BFH, Urteil III R 9/23 vom 16.01.2025
Leitsatz
- Es ist nicht ausgeschlossen, dass sich das Finanzgericht die Überzeugung vom Vorliegen einer seelischen Behinderung aufgrund eines retrospektiven Gutachtens eines psychologischen Psychotherapeuten bildet.
- Maßgebliches Kriterium für die Auswahl eines geeigneten Sachverständigen ist dessen Sachkunde in Bezug auf die Beweisfrage.
Hintergrund der Entscheidung
Das Urteil des Bundesfinanzhofs (BFH) vom 16. Januar 2025 (III R 9/23) behandelt die Frage, unter welchen Voraussetzungen ein retrospektives Gutachten als Nachweis für eine seelische Behinderung im Zusammenhang mit Kindergeldansprüchen anerkannt werden kann. Zudem wird geklärt, welche Kriterien für die Auswahl eines geeigneten Sachverständigen maßgeblich sind.
Entscheidung des BFH
Der BFH stellte fest, dass ein Finanzgericht seine Überzeugung vom Vorliegen einer seelischen Behinderung auch auf ein retrospektives Gutachten eines psychologischen Psychotherapeuten stützen kann. Entscheidend ist dabei die Sachkunde des Gutachters in Bezug auf die konkrete Beweisfrage. Die Finanzgerichte haben bei der Auswahl des Sachverständigen einen Beurteilungsspielraum, der sicherstellen soll, dass die fachliche Kompetenz des Gutachters zur Klärung des Sachverhalts ausreicht.

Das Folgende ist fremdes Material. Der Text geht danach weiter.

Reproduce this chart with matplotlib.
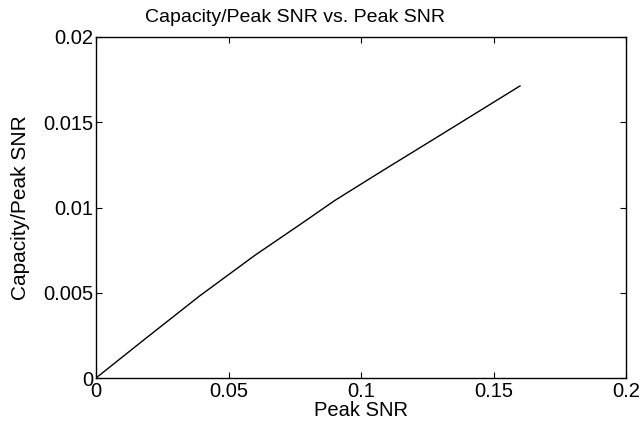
import matplotlib
matplotlib.use("Agg")
import matplotlib.pyplot as plt

# values
peak_snr = [0.0, 0.0185, 0.039, 0.060, 0.077, 0.090, 0.107, 0.130, 0.160]
cap_per_snr = [0.0, 0.00229, 0.0048, 0.0072, 0.0090, 0.0104, 0.01205, 0.01425, 0.01713]

x_ticks = [0, 0.05, 0.1, 0.15, 0.2]
x_tick_labels = ["0", "0.05", "0.1", "0.15", "0.2"]
y_ticks = [0, 0.005, 0.01, 0.015, 0.02]
y_tick_labels = ["0", "0.005", "0.01", "0.015", "0.02"]

plt.rcParams["font.family"] = ["Liberation Sans", "DejaVu Sans"]

fig = plt.figure(figsize=(6.42, 4.24), dpi=100)
ax = fig.add_axes([96 / 642, 46 / 424, 530 / 642, 341 / 424])

ax.plot(peak_snr, cap_per_snr, color="black", linewidth=1.0)

ax.set_xlim(0, 0.2)
ax.set_ylim(0, 0.02)
ax.set_xticks(x_ticks)
ax.set_xticklabels(x_tick_labels)
ax.set_yticks(y_ticks)
ax.set_yticklabels(y_tick_labels)
ax.tick_params(direction="in", length=4, width=0.8, labelsize=14.5,
               top=True, right=True)
ax.tick_params(axis="x", pad=3)
ax.tick_params(axis="y", pad=2)
for s in ax.spines.values():
    s.set_linewidth(1.0)

ax.set_xlabel("Peak SNR", fontsize=14.5, labelpad=0)
ax.set_ylabel("Capacity/Peak SNR", fontsize=15)
ax.yaxis.set_label_coords(-0.125, 0.5)
fig.text(295 / 642, 1 - 17 / 424, "Capacity/Peak SNR vs. Peak SNR",
         fontsize=14, ha="center", va="center")

fig.savefig("out.png", dpi=100)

Diese Entscheidung stärkt die Möglichkeiten von Antragstellern, ihren Anspruch auf Kindergeld wegen einer seelischen Behinderung nachzuweisen, insbesondere wenn keine frühere Diagnostik oder zeitnahe Gutachten vorliegen.
Auswirkungen auf die Praxis
- Eltern und Sorgeberechtigte können sich auf retrospektive Gutachten stützen, um den Nachweis einer seelischen Behinderung für den Kindergeldanspruch zu erbringen.
- Finanzgerichte müssen bei der Auswahl eines Sachverständigen primär auf dessen Fachkompetenz zur Klärung der relevanten Beweisfrage achten.
- Antragsteller haben dadurch eine bessere rechtliche Position, wenn erst später ein Gutachten zur seelischen Behinderung vorliegt.
Fazit
Das Urteil bringt Klarheit darüber, dass retrospektive Gutachten durch psychologische Psychotherapeuten als Beweis für eine seelische Behinderung herangezogen werden können. Zudem betont der BFH, dass die Auswahl eines Sachverständigen vor allem von dessen Sachkunde abhängt. Diese Entscheidung kann insbesondere für Familien mit später diagnostizierten Behinderungen von Bedeutung sein.